Your objective:
Look through the listing and locate every line containing the word "with"; copy those lines.

[BEGIN Material for this exercise]

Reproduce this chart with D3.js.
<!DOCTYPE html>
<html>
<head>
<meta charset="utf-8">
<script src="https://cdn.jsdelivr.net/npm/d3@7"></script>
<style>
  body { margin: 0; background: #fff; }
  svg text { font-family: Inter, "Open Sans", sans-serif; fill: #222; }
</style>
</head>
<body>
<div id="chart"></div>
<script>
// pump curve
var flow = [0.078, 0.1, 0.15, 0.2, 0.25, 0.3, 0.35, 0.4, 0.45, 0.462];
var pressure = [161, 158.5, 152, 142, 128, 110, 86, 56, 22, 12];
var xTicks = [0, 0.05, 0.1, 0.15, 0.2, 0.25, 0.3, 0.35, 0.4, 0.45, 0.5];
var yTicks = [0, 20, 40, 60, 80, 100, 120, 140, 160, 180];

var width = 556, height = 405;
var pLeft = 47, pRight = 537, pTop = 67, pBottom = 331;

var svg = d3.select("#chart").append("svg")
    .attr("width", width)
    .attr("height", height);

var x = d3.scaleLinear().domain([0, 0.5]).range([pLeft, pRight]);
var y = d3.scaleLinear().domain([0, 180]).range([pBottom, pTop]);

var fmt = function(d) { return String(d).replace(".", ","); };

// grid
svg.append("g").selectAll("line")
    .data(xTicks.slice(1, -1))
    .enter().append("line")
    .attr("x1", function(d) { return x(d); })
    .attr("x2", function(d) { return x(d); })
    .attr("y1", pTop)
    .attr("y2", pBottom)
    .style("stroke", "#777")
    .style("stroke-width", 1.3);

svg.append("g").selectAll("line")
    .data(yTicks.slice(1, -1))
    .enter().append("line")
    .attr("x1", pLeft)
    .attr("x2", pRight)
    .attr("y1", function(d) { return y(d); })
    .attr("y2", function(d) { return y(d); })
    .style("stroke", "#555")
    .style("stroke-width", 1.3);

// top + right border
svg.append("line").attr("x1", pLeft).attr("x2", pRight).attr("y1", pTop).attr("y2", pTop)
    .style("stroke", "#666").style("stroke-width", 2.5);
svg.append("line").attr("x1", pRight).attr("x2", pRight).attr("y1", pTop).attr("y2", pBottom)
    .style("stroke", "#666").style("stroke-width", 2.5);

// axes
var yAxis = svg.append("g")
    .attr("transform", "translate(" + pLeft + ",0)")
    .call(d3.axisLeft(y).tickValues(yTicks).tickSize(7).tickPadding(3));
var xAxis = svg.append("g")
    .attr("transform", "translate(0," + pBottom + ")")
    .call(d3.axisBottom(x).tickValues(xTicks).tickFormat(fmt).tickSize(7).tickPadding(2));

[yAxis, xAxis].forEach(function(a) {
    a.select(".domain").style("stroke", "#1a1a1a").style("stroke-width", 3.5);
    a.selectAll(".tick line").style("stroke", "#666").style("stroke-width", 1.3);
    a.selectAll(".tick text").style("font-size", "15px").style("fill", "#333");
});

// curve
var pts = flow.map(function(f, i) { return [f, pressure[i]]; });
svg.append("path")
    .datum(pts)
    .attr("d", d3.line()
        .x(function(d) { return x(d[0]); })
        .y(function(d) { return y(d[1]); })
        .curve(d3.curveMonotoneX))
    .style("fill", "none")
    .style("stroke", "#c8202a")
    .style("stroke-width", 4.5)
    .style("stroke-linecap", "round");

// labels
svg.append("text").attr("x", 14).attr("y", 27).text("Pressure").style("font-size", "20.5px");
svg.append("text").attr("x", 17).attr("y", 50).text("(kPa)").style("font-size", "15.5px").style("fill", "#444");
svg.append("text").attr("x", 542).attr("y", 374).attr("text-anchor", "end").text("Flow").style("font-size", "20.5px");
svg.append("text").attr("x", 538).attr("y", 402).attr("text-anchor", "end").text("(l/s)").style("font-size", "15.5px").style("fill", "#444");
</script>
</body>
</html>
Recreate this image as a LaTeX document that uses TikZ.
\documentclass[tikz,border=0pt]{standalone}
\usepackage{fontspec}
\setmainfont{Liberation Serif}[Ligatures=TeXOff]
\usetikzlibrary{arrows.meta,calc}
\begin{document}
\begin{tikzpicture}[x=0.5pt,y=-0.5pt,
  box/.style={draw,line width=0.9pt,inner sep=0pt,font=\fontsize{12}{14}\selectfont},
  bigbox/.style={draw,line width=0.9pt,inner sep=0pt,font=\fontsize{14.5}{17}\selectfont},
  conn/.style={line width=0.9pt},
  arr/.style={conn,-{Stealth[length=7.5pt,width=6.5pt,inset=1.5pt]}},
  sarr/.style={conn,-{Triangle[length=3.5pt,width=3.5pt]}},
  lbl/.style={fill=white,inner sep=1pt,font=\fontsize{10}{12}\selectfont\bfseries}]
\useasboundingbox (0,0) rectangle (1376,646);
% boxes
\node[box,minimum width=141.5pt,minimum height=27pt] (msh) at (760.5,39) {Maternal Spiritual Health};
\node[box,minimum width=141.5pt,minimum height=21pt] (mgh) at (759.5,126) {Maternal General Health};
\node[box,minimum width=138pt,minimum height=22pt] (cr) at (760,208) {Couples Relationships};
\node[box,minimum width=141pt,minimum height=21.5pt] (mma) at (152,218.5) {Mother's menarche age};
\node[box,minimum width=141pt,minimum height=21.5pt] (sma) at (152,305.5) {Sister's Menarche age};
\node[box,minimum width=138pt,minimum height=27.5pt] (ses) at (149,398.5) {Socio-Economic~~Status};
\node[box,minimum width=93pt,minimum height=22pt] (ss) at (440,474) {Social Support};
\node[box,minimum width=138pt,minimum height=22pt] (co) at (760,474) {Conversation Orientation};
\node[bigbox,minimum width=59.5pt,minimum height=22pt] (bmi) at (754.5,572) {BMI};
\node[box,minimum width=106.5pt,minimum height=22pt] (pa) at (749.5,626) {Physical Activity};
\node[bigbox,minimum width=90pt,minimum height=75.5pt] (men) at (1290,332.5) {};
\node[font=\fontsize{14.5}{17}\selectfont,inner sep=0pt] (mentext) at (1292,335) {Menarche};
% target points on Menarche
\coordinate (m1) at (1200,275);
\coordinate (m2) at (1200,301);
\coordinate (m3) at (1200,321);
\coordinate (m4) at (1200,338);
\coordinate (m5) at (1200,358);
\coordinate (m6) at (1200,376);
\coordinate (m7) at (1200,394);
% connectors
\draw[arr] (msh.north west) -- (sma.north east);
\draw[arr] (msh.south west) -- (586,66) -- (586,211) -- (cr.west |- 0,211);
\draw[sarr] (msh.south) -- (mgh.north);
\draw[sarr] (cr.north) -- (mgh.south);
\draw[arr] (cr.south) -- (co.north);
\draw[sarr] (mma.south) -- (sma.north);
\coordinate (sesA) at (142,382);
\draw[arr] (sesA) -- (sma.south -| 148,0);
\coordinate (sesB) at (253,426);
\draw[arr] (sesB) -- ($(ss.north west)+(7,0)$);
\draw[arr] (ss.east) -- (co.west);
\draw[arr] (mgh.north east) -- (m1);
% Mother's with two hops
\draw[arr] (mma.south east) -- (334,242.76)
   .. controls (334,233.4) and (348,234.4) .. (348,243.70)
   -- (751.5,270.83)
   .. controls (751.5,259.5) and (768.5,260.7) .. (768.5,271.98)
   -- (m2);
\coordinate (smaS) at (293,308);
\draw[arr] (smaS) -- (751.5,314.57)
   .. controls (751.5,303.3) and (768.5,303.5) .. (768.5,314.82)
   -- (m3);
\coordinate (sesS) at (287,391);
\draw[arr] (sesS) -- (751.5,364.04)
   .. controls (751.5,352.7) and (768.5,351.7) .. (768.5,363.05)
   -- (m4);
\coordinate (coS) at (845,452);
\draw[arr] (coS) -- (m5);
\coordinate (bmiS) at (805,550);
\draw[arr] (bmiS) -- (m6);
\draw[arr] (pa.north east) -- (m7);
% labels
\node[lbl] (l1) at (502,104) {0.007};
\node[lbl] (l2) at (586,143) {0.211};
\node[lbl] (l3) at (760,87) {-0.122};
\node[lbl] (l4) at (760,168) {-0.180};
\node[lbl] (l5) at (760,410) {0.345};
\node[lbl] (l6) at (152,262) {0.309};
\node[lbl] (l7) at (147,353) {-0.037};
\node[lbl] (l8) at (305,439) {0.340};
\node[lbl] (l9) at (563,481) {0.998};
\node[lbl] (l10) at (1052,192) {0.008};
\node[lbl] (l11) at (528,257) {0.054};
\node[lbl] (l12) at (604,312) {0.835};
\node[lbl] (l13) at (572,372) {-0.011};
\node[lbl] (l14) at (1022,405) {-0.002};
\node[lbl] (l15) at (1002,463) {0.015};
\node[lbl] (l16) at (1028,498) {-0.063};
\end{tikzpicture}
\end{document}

[END Material for this exercise]

The reply:
Reproduce this chart with D3.js.
% Mother's with two hops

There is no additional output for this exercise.